The missions seem to fall into a few standard types: Gather materials, go scan at a location, kill some critters, or build a base.
Some of these missions are unnecessarily tedious, like requiring you to build a tower 10 stories high, and having to do it in a particular way so it doesn’t collapse under its own weight. Perhaps the designers thought this would be a clever and fun puzzle. Maybe. But then you have to do it twice, exactly the same way.
There’s a lot of narrative inconsistency. You have a space suit, you have to fill it with oxygen, the atmosphere isn’t breathable…but you can get pneumonia in caves. You can’t bring stuff down with you, until you can bring some stuff down with you. You can’t bring stuff back, except for the stuff you have to bring back. You have a space suit, but no flashlight. And so on.
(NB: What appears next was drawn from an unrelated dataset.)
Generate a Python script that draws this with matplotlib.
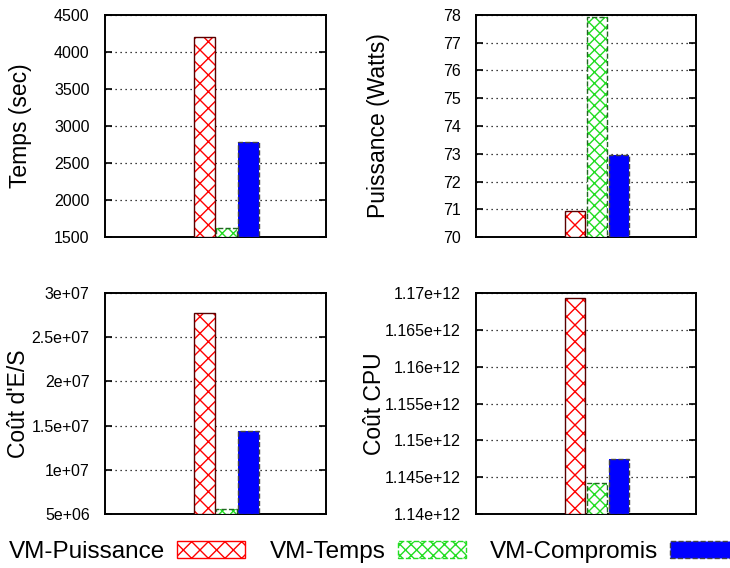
import matplotlib
matplotlib.use("Agg")
import matplotlib.pyplot as plt
from matplotlib.patches import Patch
from matplotlib.ticker import FormatStrFormatter, MultipleLocator

plt.rcParams['font.family'] = ['Liberation Sans', 'DejaVu Sans']
plt.rcParams['hatch.linewidth'] = 1.0

series = ["VM-Puissance", "VM-Temps", "VM-Compromis"]
temps = [4200, 1625, 2780]
puissance = [70.93, 77.93, 72.95]
cout_es = [2.775e7, 5.55e6, 1.4375e7]
cout_cpu = [1.16932e12, 1.14417e12, 1.14748e12]

panels = [
    ("Temps (sec)", temps, (1500, 4500), 500),
    ("Puissance (Watts)", puissance, (70, 78), 1),
    ("Coût d'E/S", cout_es, (5e6, 3e7), 5e6),
    ("Coût CPU", cout_cpu, (1.14e12, 1.17e12), 5e9),
]

# face, hatch, hatch color, outline, outline style
styles = [
    ("white", "xx", "red", "#5a0000", "-"),
    ("white", "xxx", "#22dd22", "#226622", "--"),
    ("blue", "", "blue", "#444444", "--"),
]

fig = plt.figure(figsize=(7.3, 5.68), dpi=100)
rects = [
    [0.1438, 0.5827, 0.3027, 0.391],
    [0.652, 0.5827, 0.3014, 0.391],
    [0.1438, 0.0951, 0.3027, 0.389],
    [0.652, 0.0951, 0.3014, 0.389],
]
label_x = [-0.33, -0.39, -0.34, -0.41]

width = 0.19
for (ylabel, vals, ylim, step), rect, lx in zip(panels, rects, label_x):
    ax = fig.add_axes(rect)
    for i, v in enumerate(vals):
        face, hatch, hcol, ecol, ls = styles[i]
        x = (i - 1) * 0.2
        ax.bar(x, v - ylim[0], width, bottom=ylim[0], color=face,
               hatch=hatch, edgecolor=hcol, linewidth=0, zorder=3)
        ax.bar(x, v - ylim[0], width, bottom=ylim[0], fill=False,
               edgecolor=ecol, linewidth=1.0, linestyle=ls, zorder=4)
    ax.set_xlim(-1.1, 0.9)
    ax.set_ylim(*ylim)
    ax.yaxis.set_major_locator(MultipleLocator(step))
    ax.yaxis.set_major_formatter(FormatStrFormatter('%g'))
    ax.set_xticks([])
    ax.tick_params(axis='y', direction='in', right=True, length=5,
                   width=1.2, labelsize=11.5, pad=11)
    ax.grid(axis='y', color='black', linestyle=(0, (1, 3)), linewidth=0.9, zorder=1)
    for sp in ax.spines.values():
        sp.set_linewidth(1.4)
    ax.set_ylabel(ylabel, fontsize=16.5)
    ax.yaxis.set_label_coords(lx, 0.5)

handles = []
for face, hatch, hcol, ecol, ls in styles:
    edge = hcol if face == "white" else ecol
    handles.append(Patch(facecolor=face, hatch=hatch, edgecolor=edge,
                         linestyle=ls, linewidth=1.0))

fig.legend(handles, series, loc='center left', bbox_to_anchor=(0.012, 0.028),
           ncol=3, frameon=False, markerfirst=False, fontsize=17.5,
           handlelength=2.8, handleheight=0.65, handletextpad=0.5,
           columnspacing=1.0, borderpad=0, borderaxespad=0)

fig.savefig("out.png", dpi=100)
The game does a few things well, though. Icarus feels like it was balanced for multiplayer, and accommodates single-player by having a whole separate “Solo Skills” tree you can unlock, providing boosts for single-player runs only. That’s a clever solution, even if Icarus still feels excessively difficult solo.
The world looks decent, with lots of detail. There’s plenty of stuff to build. The biomes each present unique challenges.
I haven’t played multiplayer yet, but it seems like the game would really shine here.
Some of Icarus’ problems are fixable with some balancing and quality of life improvements. Beyond that, I would likely restructure the missions into a proper campaign, where you are locating and building materials which are then sent to you in later missions, allowing you to skip at least some of the grind and giving some consistency and flow to the missions on tap.
It is hard to recommend as it is, and yet I find myself going back to it.